* _Given request_
Starting at the top of the listing, extract every line up to and including the one with "(t7) at ($(b7.north)+(0,21)$)". Pictures stay out of the copy.

=======

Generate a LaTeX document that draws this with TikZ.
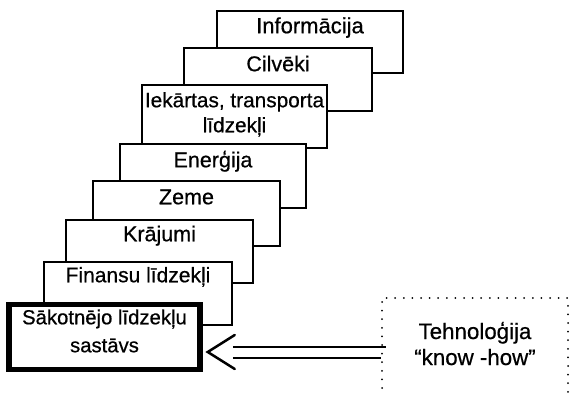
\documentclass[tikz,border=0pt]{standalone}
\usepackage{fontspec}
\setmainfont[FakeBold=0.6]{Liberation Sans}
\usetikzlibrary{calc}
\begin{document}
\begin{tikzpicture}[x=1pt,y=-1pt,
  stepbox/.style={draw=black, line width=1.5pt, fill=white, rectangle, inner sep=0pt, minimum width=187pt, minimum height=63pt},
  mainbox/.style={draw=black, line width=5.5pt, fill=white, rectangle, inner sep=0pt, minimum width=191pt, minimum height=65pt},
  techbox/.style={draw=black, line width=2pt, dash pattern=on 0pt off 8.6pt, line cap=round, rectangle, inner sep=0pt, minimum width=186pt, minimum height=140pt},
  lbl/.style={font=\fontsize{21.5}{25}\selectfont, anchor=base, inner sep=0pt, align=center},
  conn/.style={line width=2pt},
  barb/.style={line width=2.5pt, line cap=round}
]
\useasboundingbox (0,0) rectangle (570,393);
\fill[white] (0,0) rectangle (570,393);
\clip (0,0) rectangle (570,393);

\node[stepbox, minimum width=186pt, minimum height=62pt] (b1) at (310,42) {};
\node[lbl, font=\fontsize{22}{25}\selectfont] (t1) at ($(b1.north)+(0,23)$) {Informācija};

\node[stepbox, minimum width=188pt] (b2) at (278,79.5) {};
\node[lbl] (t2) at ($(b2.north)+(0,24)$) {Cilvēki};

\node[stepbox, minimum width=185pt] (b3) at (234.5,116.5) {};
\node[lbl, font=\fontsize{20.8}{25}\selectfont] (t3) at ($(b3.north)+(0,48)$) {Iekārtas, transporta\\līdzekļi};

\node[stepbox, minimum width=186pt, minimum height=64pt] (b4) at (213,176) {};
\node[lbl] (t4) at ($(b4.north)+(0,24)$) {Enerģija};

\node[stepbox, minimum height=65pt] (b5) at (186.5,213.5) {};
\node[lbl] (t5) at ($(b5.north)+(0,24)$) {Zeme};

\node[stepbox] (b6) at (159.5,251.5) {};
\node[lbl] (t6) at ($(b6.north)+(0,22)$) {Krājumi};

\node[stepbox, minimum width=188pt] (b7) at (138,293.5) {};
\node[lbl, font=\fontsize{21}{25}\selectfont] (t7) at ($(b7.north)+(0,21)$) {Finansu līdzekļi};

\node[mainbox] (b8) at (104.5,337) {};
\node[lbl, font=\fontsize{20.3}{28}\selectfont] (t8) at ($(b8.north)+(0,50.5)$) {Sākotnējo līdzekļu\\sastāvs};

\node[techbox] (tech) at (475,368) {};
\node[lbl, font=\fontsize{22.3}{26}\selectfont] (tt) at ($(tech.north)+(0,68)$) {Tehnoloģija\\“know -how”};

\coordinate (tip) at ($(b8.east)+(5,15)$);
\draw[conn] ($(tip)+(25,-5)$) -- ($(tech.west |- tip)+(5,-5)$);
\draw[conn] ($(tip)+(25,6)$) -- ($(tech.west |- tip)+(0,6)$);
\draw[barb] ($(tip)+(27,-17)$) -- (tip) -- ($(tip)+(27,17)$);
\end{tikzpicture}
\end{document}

=======

* _Worked solution_
Generate a LaTeX document that draws this with TikZ.
\documentclass[tikz,border=0pt]{standalone}
\usepackage{fontspec}
\setmainfont[FakeBold=0.6]{Liberation Sans}
\usetikzlibrary{calc}
\begin{document}
\begin{tikzpicture}[x=1pt,y=-1pt,
  stepbox/.style={draw=black, line width=1.5pt, fill=white, rectangle, inner sep=0pt, minimum width=187pt, minimum height=63pt},
  mainbox/.style={draw=black, line width=5.5pt, fill=white, rectangle, inner sep=0pt, minimum width=191pt, minimum height=65pt},
  techbox/.style={draw=black, line width=2pt, dash pattern=on 0pt off 8.6pt, line cap=round, rectangle, inner sep=0pt, minimum width=186pt, minimum height=140pt},
  lbl/.style={font=\fontsize{21.5}{25}\selectfont, anchor=base, inner sep=0pt, align=center},
  conn/.style={line width=2pt},
  barb/.style={line width=2.5pt, line cap=round}
]
\useasboundingbox (0,0) rectangle (570,393);
\fill[white] (0,0) rectangle (570,393);
\clip (0,0) rectangle (570,393);

\node[stepbox, minimum width=186pt, minimum height=62pt] (b1) at (310,42) {};
\node[lbl, font=\fontsize{22}{25}\selectfont] (t1) at ($(b1.north)+(0,23)$) {Informācija};

\node[stepbox, minimum width=188pt] (b2) at (278,79.5) {};
\node[lbl] (t2) at ($(b2.north)+(0,24)$) {Cilvēki};

\node[stepbox, minimum width=185pt] (b3) at (234.5,116.5) {};
\node[lbl, font=\fontsize{20.8}{25}\selectfont] (t3) at ($(b3.north)+(0,48)$) {Iekārtas, transporta\\līdzekļi};

\node[stepbox, minimum width=186pt, minimum height=64pt] (b4) at (213,176) {};
\node[lbl] (t4) at ($(b4.north)+(0,24)$) {Enerģija};

\node[stepbox, minimum height=65pt] (b5) at (186.5,213.5) {};
\node[lbl] (t5) at ($(b5.north)+(0,24)$) {Zeme};

\node[stepbox] (b6) at (159.5,251.5) {};
\node[lbl] (t6) at ($(b6.north)+(0,22)$) {Krājumi};

\node[stepbox, minimum width=188pt] (b7) at (138,293.5) {};
\node[lbl, font=\fontsize{21}{25}\selectfont] (t7) at ($(b7.north)+(0,21)$) {Finansu līdzekļi};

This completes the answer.